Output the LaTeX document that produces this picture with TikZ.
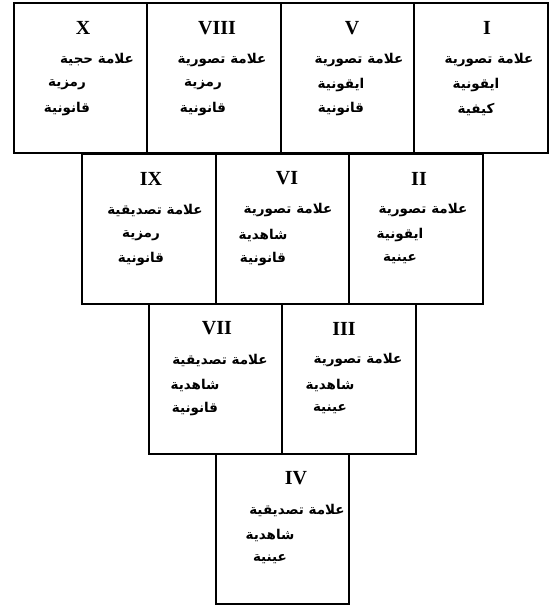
\documentclass[tikz,border=0pt]{standalone}
\usepackage{fontspec}
\setmainfont{Liberation Serif}
\newfontfamily\arabicfont[Script=Arabic]{DejaVu Sans}
\TeXXeTstate=1
\tikzset{
  signbox/.style={draw, line width=2pt, minimum width=133.5pt, minimum height=150pt, anchor=north west, inner sep=0pt},
  numeral/.style={font=\fontsize{20}{20}\selectfont\bfseries, inner sep=0pt},
  artext/.style={font=\arabicfont\bfseries\fontsize{13.5}{13.5}\selectfont, inner sep=0pt}
}
% \mysignbox{numeral}{x}{top}{xn}{x1}{x23}{l1}{l2}{l3}
\newcommand\mysignbox[9]{%
  \node[signbox] (b#1) at (#2,#3) {};
  \node[numeral] (n#1) at (#4,#3+26) {#1};
  \node[artext] (a#1) at (#5,#3+58) {#7};
  \node[artext] (c#1) at (#6,#3+83) {#8};
  \node[artext] (d#1) at (#6,#3+107) {#9};
}
\begin{document}
\begin{tikzpicture}[x=1pt,y=-1pt]
\useasboundingbox (0,0) rectangle (551,608);
% row 1
\mysignbox{X}{12.5}{2}{83}{97}{67}{\beginR علامة حجية\endR}{\beginR رمزية\endR}{\beginR قانونية\endR}
\mysignbox{VIII}{146}{2}{217}{222}{203}{\beginR علامة تصورية\endR}{\beginR رمزية\endR}{\beginR قانونية\endR}
\mysignbox{V}{279.5}{2}{352}{359}{341}{\beginR علامة تصورية\endR}{\beginR ايقونية\endR}{\beginR قانونية\endR}
\mysignbox{I}{413}{2}{487}{489}{476}{\beginR علامة تصورية\endR}{\beginR ايقونية\endR}{\beginR كيفية\endR}
% row 2
\mysignbox{IX}{81}{152.5}{151}{155}{141}{\beginR علامة تصديقية\endR}{\beginR رمزية\endR}{\beginR قانونية\endR}
\mysignbox{VI}{214.5}{152.5}{287}{288}{263}{\beginR علامة تصورية\endR}{\beginR شاهدية\endR}{\beginR قانونية\endR}
\mysignbox{II}{348}{152.5}{419}{423}{400}{\beginR علامة تصورية\endR}{\beginR ايقونية\endR}{\beginR عينية\endR}
% row 3
\mysignbox{VII}{147.5}{302.5}{217}{220}{195}{\beginR علامة تصديقية\endR}{\beginR شاهدية\endR}{\beginR قانونية\endR}
\mysignbox{III}{281}{302.5}{344}{358}{330}{\beginR علامة تصورية\endR}{\beginR شاهدية\endR}{\beginR عينية\endR}
% row 4
\mysignbox{IV}{214.5}{452.5}{296}{297}{270}{\beginR علامة تصديقية\endR}{\beginR شاهدية\endR}{\beginR عينية\endR}
\end{tikzpicture}
\end{document}
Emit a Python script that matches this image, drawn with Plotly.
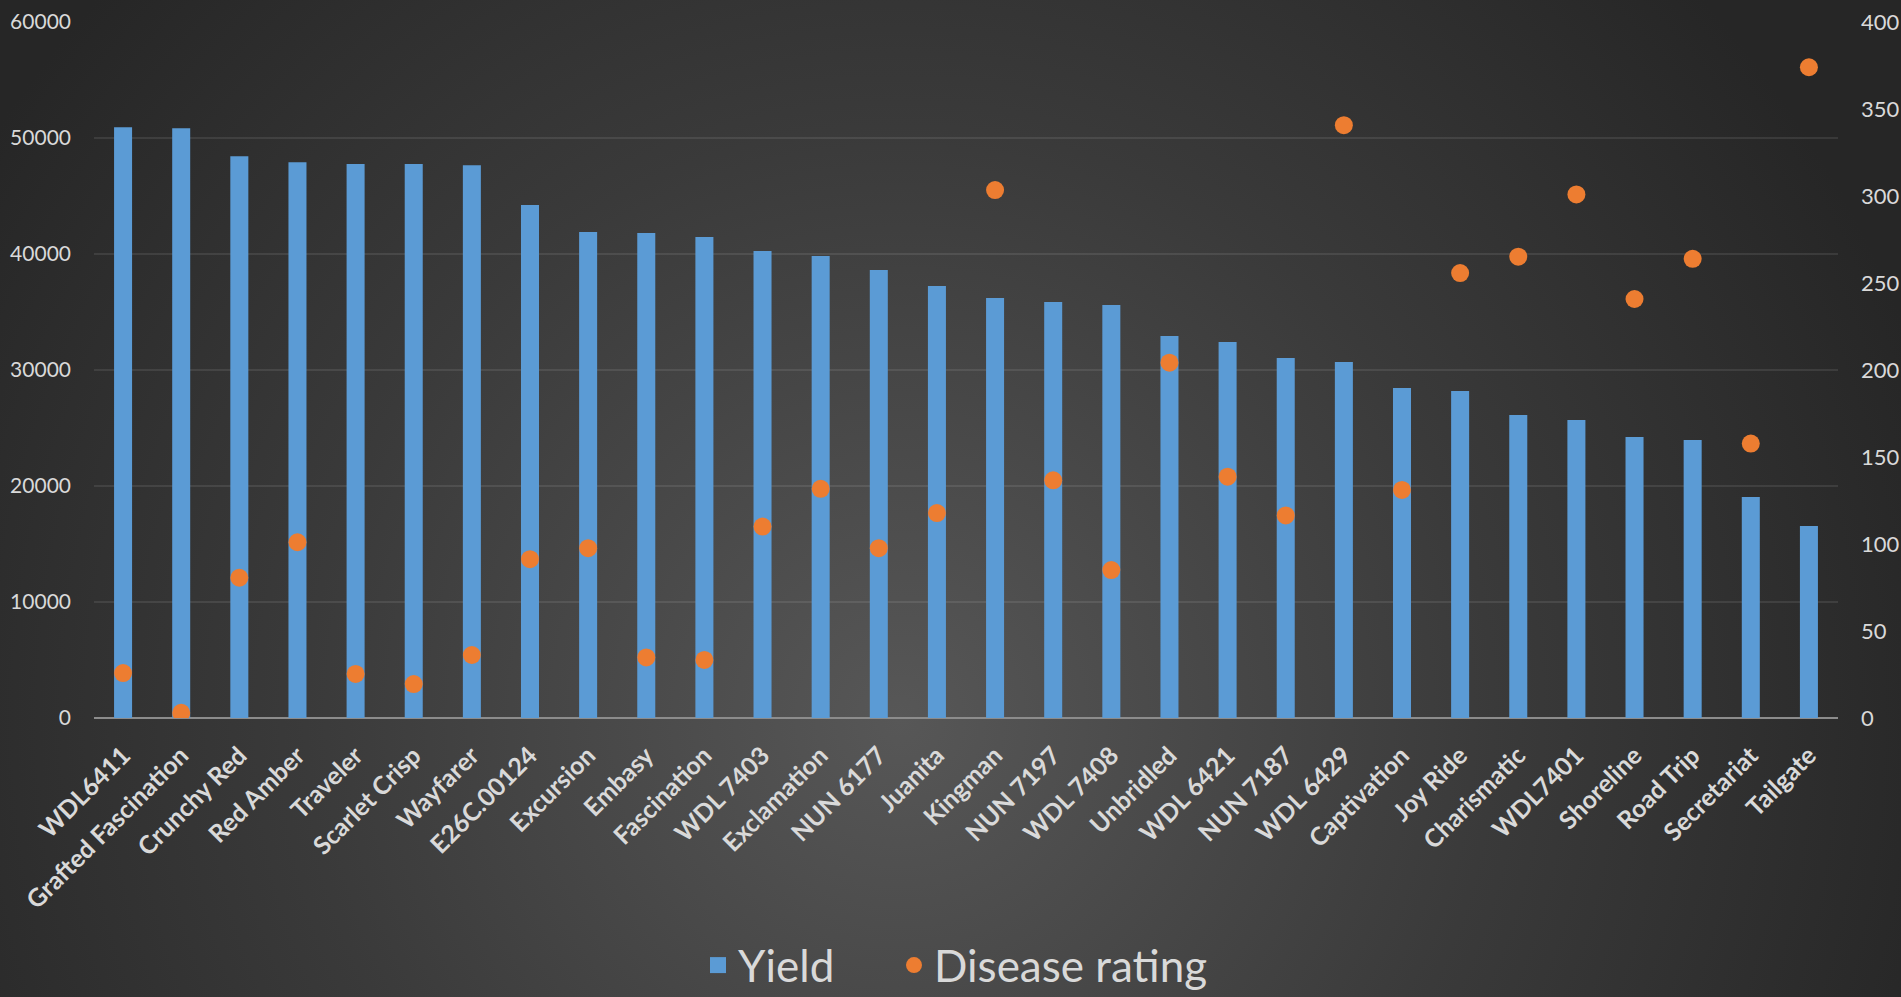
import plotly.graph_objects as go
from urllib.parse import quote

# ---- data ----
categories = ["WDL6411", "Grafted Fascination", "Crunchy Red", "Red Amber", "Traveler",
              "Scarlet Crisp", "Wayfarer", "E26C.00124", "Excursion", "Embasy",
              "Fascination", "WDL 7403", "Exclamation", "NUN 6177", "Juanita",
              "Kingman", "NUN 7197", "WDL 7408", "Unbridled", "WDL 6421",
              "NUN 7187", "WDL 6429", "Captivation", "Joy Ride", "Charismatic",
              "WDL7401", "Shoreline", "Road Trip", "Secretariat", "Tailgate"]
yield_values = [50930, 50840, 48430, 47920, 47750, 47750, 47660, 44220, 41890, 41810,
                41460, 40260, 39820, 38620, 37240, 36200, 35860, 35600, 32930, 32410,
                31030, 30690, 28450, 28190, 26120, 25690, 24230, 23970, 19060, 16560]
disease_values = [25.8, 3.0, 80.6, 101, 25.3, 19.5, 36.2, 91.3, 97.6, 34.8,
                  33.4, 110, 131.7, 97.6, 117.8, 303.4, 136.6, 85, 204.2, 138.7,
                  116.4, 340.7, 131.1, 255.7, 265.1, 300.9, 240.8, 263.9, 157.7, 374]
left_ticks = [0, 10000, 20000, 30000, 40000, 50000, 60000]
right_ticks = [0, 50, 100, 150, 200, 250, 300, 350, 400]

W, H = 1901, 997
ML, MR, MT, MB = 94, 63, 22, 279
PW, PH = W - ML - MR, H - MT - MB

FONT = "Lato"
TXT = "#d9d9d9"
BLUE = "#5b9bd5"
ORANGE = "#ed7d31"

fig = go.Figure()
fig.add_trace(go.Bar(x=categories, y=yield_values, name="Yield", showlegend=False,
                     marker=dict(color=BLUE, line=dict(width=0)), yaxis="y"))
# legend-only entry with a larger square key
fig.add_trace(go.Scatter(x=[None], y=[None], name="Yield", legend="legend", mode="markers",
                         marker=dict(color=BLUE, symbol="square", size=20, line=dict(width=0)),
                         yaxis="y"))
fig.add_trace(go.Scatter(x=categories, y=disease_values, name="Disease rating", legend="legend2",
                         mode="markers",
                         marker=dict(color=ORANGE, size=18, line=dict(width=0)), yaxis="y2"))

svg = (f"<svg xmlns='http://www.w3.org/2000/svg' width='{W}' height='{H}'>"
       "<defs><radialGradient id='g' gradientUnits='userSpaceOnUse' cx='900' cy='720' r='1080'>"
       "<stop offset='0' stop-color='#575757'/><stop offset='0.55' stop-color='#3a3a3a'/>"
       "<stop offset='1' stop-color='#262626'/></radialGradient></defs>"
       f"<rect width='{W}' height='{H}' fill='url(#g)'/></svg>")
bg_src = "data:image/svg+xml;charset=utf-8," + quote(svg)

legend_common = dict(orientation="h", xanchor="left", y=-(MB + 4) / PH, yanchor="bottom",
                     font=dict(size=44, color=TXT, family=FONT), bgcolor="rgba(0,0,0,0)",
                     itemsizing="trace")

fig.update_layout(
    template="none",
    width=W, height=H,
    margin=dict(l=ML, r=MR, t=MT, b=MB, pad=0, autoexpand=False),
    paper_bgcolor="#2a2a2a", plot_bgcolor="rgba(0,0,0,0)",
    font=dict(family=FONT, color=TXT),
    bargap=0.69,
    images=[dict(source=bg_src, xref="paper", yref="paper",
                 x=-ML / PW, y=1 + MT / PH, sizex=W / PW, sizey=H / PH,
                 xanchor="left", yanchor="top", sizing="stretch", layer="below")],
    xaxis=dict(range=[-0.5, len(categories) - 0.5], tickangle=-45,
               tickfont=dict(size=25, color=TXT, family=FONT, weight="bold"),
               showgrid=False, showline=False, zeroline=False, ticks="",
               ticklabelstandoff=17, automargin=False),
    yaxis=dict(range=[0, 60000], tickvals=left_ticks, ticktext=[str(v) for v in left_ticks],
               tickfont=dict(size=21, color=TXT), gridcolor="rgba(255,255,255,0.09)", gridwidth=2,
               zeroline=True, zerolinecolor="#8c8c8c", zerolinewidth=2, showline=False,
               ticks="", ticklabelstandoff=22, automargin=False),
    yaxis2=dict(range=[0, 400], tickvals=right_ticks, overlaying="y", side="right",
                tickfont=dict(size=22, color=TXT), showgrid=False, zeroline=False, showline=False,
                ticks="", ticklabelstandoff=22, automargin=False),
    legend=dict(x=(698 - ML) / PW, **legend_common),
    legend2=dict(x=(894 - ML) / PW, **legend_common),
    showlegend=True,
)

fig.write_html("out.html", config={"displayModeBar": False},
               post_script="document.body.style.margin='0';document.body.style.overflow='hidden';")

Task instructions » Your copy should match the entries exactly, minus the pictures.

Answer to this exercise »
Output the LaTeX document that produces this picture with TikZ.
\documentclass[tikz,border=0pt]{standalone}
\usepackage{fontspec}
\setmainfont{Liberation Serif}
\newfontfamily\arabicfont[Script=Arabic]{DejaVu Sans}
\TeXXeTstate=1
\tikzset{
  signbox/.style={draw, line width=2pt, minimum width=133.5pt, minimum height=150pt, anchor=north west, inner sep=0pt},
  numeral/.style={font=\fontsize{20}{20}\selectfont\bfseries, inner sep=0pt},
  artext/.style={font=\arabicfont\bfseries\fontsize{13.5}{13.5}\selectfont, inner sep=0pt}
}
% \mysignbox{numeral}{x}{top}{xn}{x1}{x23}{l1}{l2}{l3}
\newcommand\mysignbox[9]{%
  \node[signbox] (b#1) at (#2,#3) {};
  \node[numeral] (n#1) at (#4,#3+26) {#1};
  \node[artext] (a#1) at (#5,#3+58) {#7};
  \node[artext] (c#1) at (#6,#3+83) {#8};
  \node[artext] (d#1) at (#6,#3+107) {#9};
}
\begin{document}
\begin{tikzpicture}[x=1pt,y=-1pt]
\useasboundingbox (0,0) rectangle (551,608);
% row 1
\mysignbox{X}{12.5}{2}{83}{97}{67}{\beginR علامة حجية\endR}{\beginR رمزية\endR}{\beginR قانونية\endR}
\mysignbox{VIII}{146}{2}{217}{222}{203}{\beginR علامة تصورية\endR}{\beginR رمزية\endR}{\beginR قانونية\endR}
\mysignbox{V}{279.5}{2}{352}{359}{341}{\beginR علامة تصورية\endR}{\beginR ايقونية\endR}{\beginR قانونية\endR}
\mysignbox{I}{413}{2}{487}{489}{476}{\beginR علامة تصورية\endR}{\beginR ايقونية\endR}{\beginR كيفية\endR}
% row 2
\mysignbox{IX}{81}{152.5}{151}{155}{141}{\beginR علامة تصديقية\endR}{\beginR رمزية\endR}{\beginR قانونية\endR}
\mysignbox{VI}{214.5}{152.5}{287}{288}{263}{\beginR علامة تصورية\endR}{\beginR شاهدية\endR}{\beginR قانونية\endR}
\mysignbox{II}{348}{152.5}{419}{423}{400}{\beginR علامة تصورية\endR}{\beginR ايقونية\endR}{\beginR عينية\endR}
% row 3
\mysignbox{VII}{147.5}{302.5}{217}{220}{195}{\beginR علامة تصديقية\endR}{\beginR شاهدية\endR}{\beginR قانونية\endR}
\mysignbox{III}{281}{302.5}{344}{358}{330}{\beginR علامة تصورية\endR}{\beginR شاهدية\endR}{\beginR عينية\endR}
% row 4
\mysignbox{IV}{214.5}{452.5}{296}{297}{270}{\beginR علامة تصديقية\endR}{\beginR شاهدية\endR}{\beginR عينية\endR}
\end{tikzpicture}
\end{document}
Emit a Python script that matches this image, drawn with Plotly.
import plotly.graph_objects as go
from urllib.parse import quote

# ---- data ----
categories = ["WDL6411", "Grafted Fascination", "Crunchy Red", "Red Amber", "Traveler",
              "Scarlet Crisp", "Wayfarer", "E26C.00124", "Excursion", "Embasy",
              "Fascination", "WDL 7403", "Exclamation", "NUN 6177", "Juanita",
              "Kingman", "NUN 7197", "WDL 7408", "Unbridled", "WDL 6421",
              "NUN 7187", "WDL 6429", "Captivation", "Joy Ride", "Charismatic",
              "WDL7401", "Shoreline", "Road Trip", "Secretariat", "Tailgate"]
yield_values = [50930, 50840, 48430, 47920, 47750, 47750, 47660, 44220, 41890, 41810,
                41460, 40260, 39820, 38620, 37240, 36200, 35860, 35600, 32930, 32410,
                31030, 30690, 28450, 28190, 26120, 25690, 24230, 23970, 19060, 16560]
disease_values = [25.8, 3.0, 80.6, 101, 25.3, 19.5, 36.2, 91.3, 97.6, 34.8,
                  33.4, 110, 131.7, 97.6, 117.8, 303.4, 136.6, 85, 204.2, 138.7,
                  116.4, 340.7, 131.1, 255.7, 265.1, 300.9, 240.8, 263.9, 157.7, 374]
left_ticks = [0, 10000, 20000, 30000, 40000, 50000, 60000]
right_ticks = [0, 50, 100, 150, 200, 250, 300, 350, 400]

W, H = 1901, 997
ML, MR, MT, MB = 94, 63, 22, 279
PW, PH = W - ML - MR, H - MT - MB

FONT = "Lato"
TXT = "#d9d9d9"
BLUE = "#5b9bd5"
ORANGE = "#ed7d31"

fig = go.Figure()
fig.add_trace(go.Bar(x=categories, y=yield_values, name="Yield", showlegend=False,
                     marker=dict(color=BLUE, line=dict(width=0)), yaxis="y"))
# legend-only entry with a larger square key
fig.add_trace(go.Scatter(x=[None], y=[None], name="Yield", legend="legend", mode="markers",
                         marker=dict(color=BLUE, symbol="square", size=20, line=dict(width=0)),
                         yaxis="y"))
fig.add_trace(go.Scatter(x=categories, y=disease_values, name="Disease rating", legend="legend2",
                         mode="markers",
                         marker=dict(color=ORANGE, size=18, line=dict(width=0)), yaxis="y2"))

svg = (f"<svg xmlns='http://www.w3.org/2000/svg' width='{W}' height='{H}'>"
       "<defs><radialGradient id='g' gradientUnits='userSpaceOnUse' cx='900' cy='720' r='1080'>"
       "<stop offset='0' stop-color='#575757'/><stop offset='0.55' stop-color='#3a3a3a'/>"
       "<stop offset='1' stop-color='#262626'/></radialGradient></defs>"
       f"<rect width='{W}' height='{H}' fill='url(#g)'/></svg>")
bg_src = "data:image/svg+xml;charset=utf-8," + quote(svg)

legend_common = dict(orientation="h", xanchor="left", y=-(MB + 4) / PH, yanchor="bottom",
                     font=dict(size=44, color=TXT, family=FONT), bgcolor="rgba(0,0,0,0)",
                     itemsizing="trace")

fig.update_layout(
    template="none",
    width=W, height=H,
    margin=dict(l=ML, r=MR, t=MT, b=MB, pad=0, autoexpand=False),
    paper_bgcolor="#2a2a2a", plot_bgcolor="rgba(0,0,0,0)",
    font=dict(family=FONT, color=TXT),
    bargap=0.69,
    images=[dict(source=bg_src, xref="paper", yref="paper",
                 x=-ML / PW, y=1 + MT / PH, sizex=W / PW, sizey=H / PH,
                 xanchor="left", yanchor="top", sizing="stretch", layer="below")],
    xaxis=dict(range=[-0.5, len(categories) - 0.5], tickangle=-45,
               tickfont=dict(size=25, color=TXT, family=FONT, weight="bold"),
               showgrid=False, showline=False, zeroline=False, ticks="",
               ticklabelstandoff=17, automargin=False),
    yaxis=dict(range=[0, 60000], tickvals=left_ticks, ticktext=[str(v) for v in left_ticks],
               tickfont=dict(size=21, color=TXT), gridcolor="rgba(255,255,255,0.09)", gridwidth=2,
               zeroline=True, zerolinecolor="#8c8c8c", zerolinewidth=2, showline=False,
               ticks="", ticklabelstandoff=22, automargin=False),
    yaxis2=dict(range=[0, 400], tickvals=right_ticks, overlaying="y", side="right",
                tickfont=dict(size=22, color=TXT), showgrid=False, zeroline=False, showline=False,
                ticks="", ticklabelstandoff=22, automargin=False),
    legend=dict(x=(698 - ML) / PW, **legend_common),
    legend2=dict(x=(894 - ML) / PW, **legend_common),
    showlegend=True,
)

fig.write_html("out.html", config={"displayModeBar": False},
               post_script="document.body.style.margin='0';document.body.style.overflow='hidden';")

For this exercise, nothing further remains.